By the last decade of the nineteenth century, New York had become the powerful center of the music-publishing industry in the United States. The publishers, whose premises were largely concentrated on "Tin Pan Alley" (28th Street), were quick to capitalize on the growing popularity of vaudeville. They employed song pluggers to promote their recent merchandise, and from the 1920s onward they fostered the fashion for musical comedies on Broadway. Both George Gershwin and Irving Berlin started their careers as humble song pluggers before going on to establish themselves as two of the finest popular songwriters of their era, alongside Jerome Kern and Cole Porter. All four composers contributed innumerable standards to the jazz repertoire.
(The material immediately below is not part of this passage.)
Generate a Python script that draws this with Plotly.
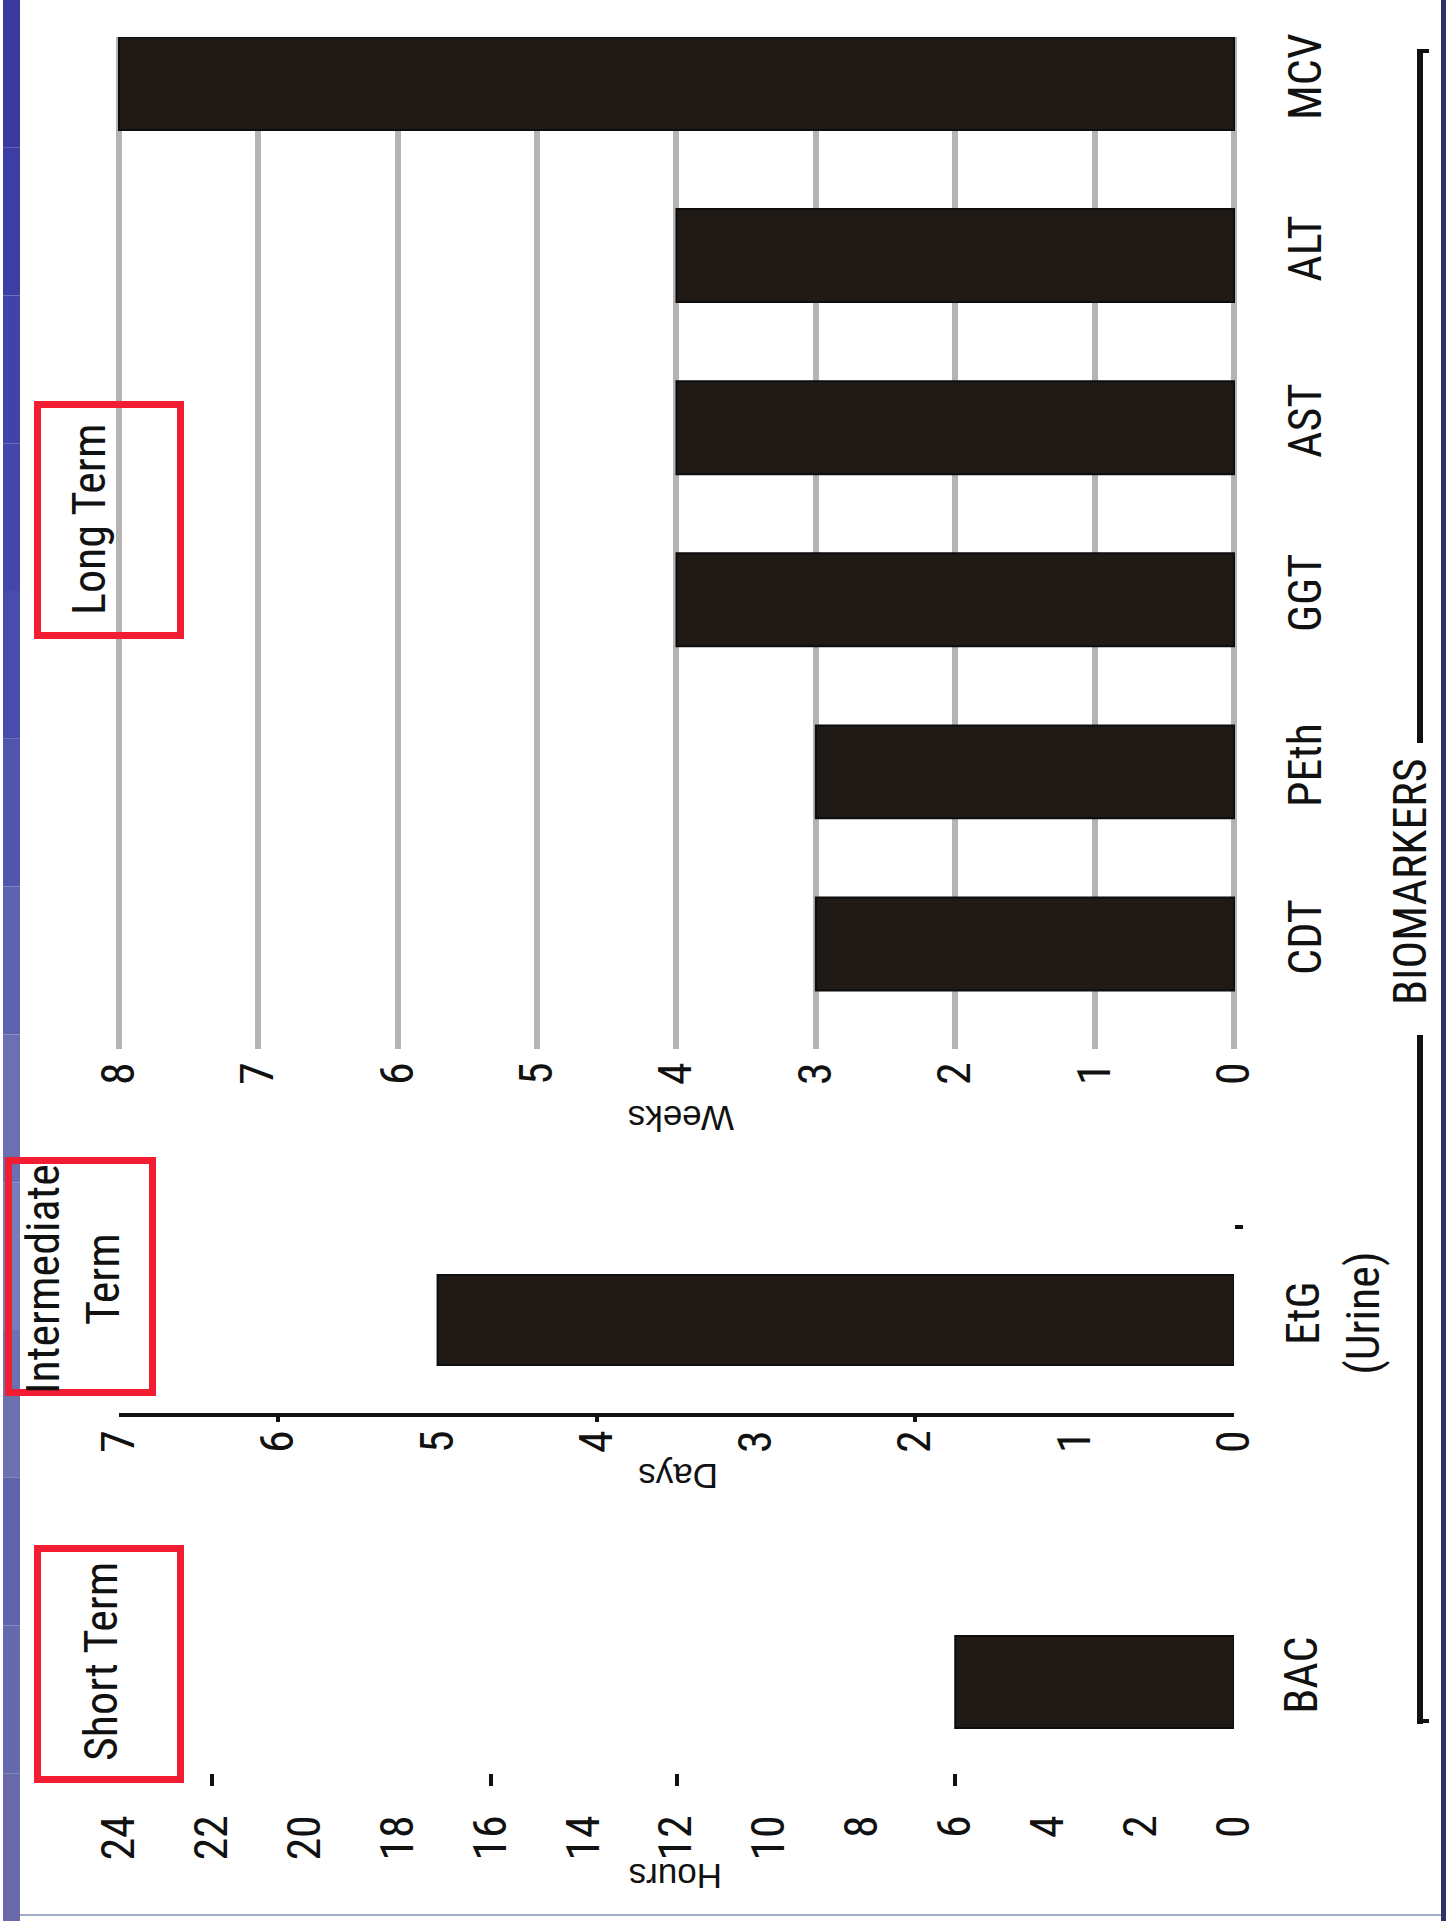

Relations between jazz musicians and the publishers of Tin Pan Alley were not always cordial, however. Berlin's hit song "Alexander's Ragtime Band" (• p. 26) was disliked by ragtime composers, in spite (or perhaps because) of its popularity; and Kern heartily detested attempts to "jazz up" his songs (• p. 55), commenting that "no author would permit pirated editions of his work in which his phraseology and punctuation were changed." For impoverished jazz musicians, Tin Pan Alley often provided a welcome source of immediate income: it was by no means uncommon for musicians to compose a song or two in a taxi en route to a publisher's, the manuscript ready on arrival for an instant sale.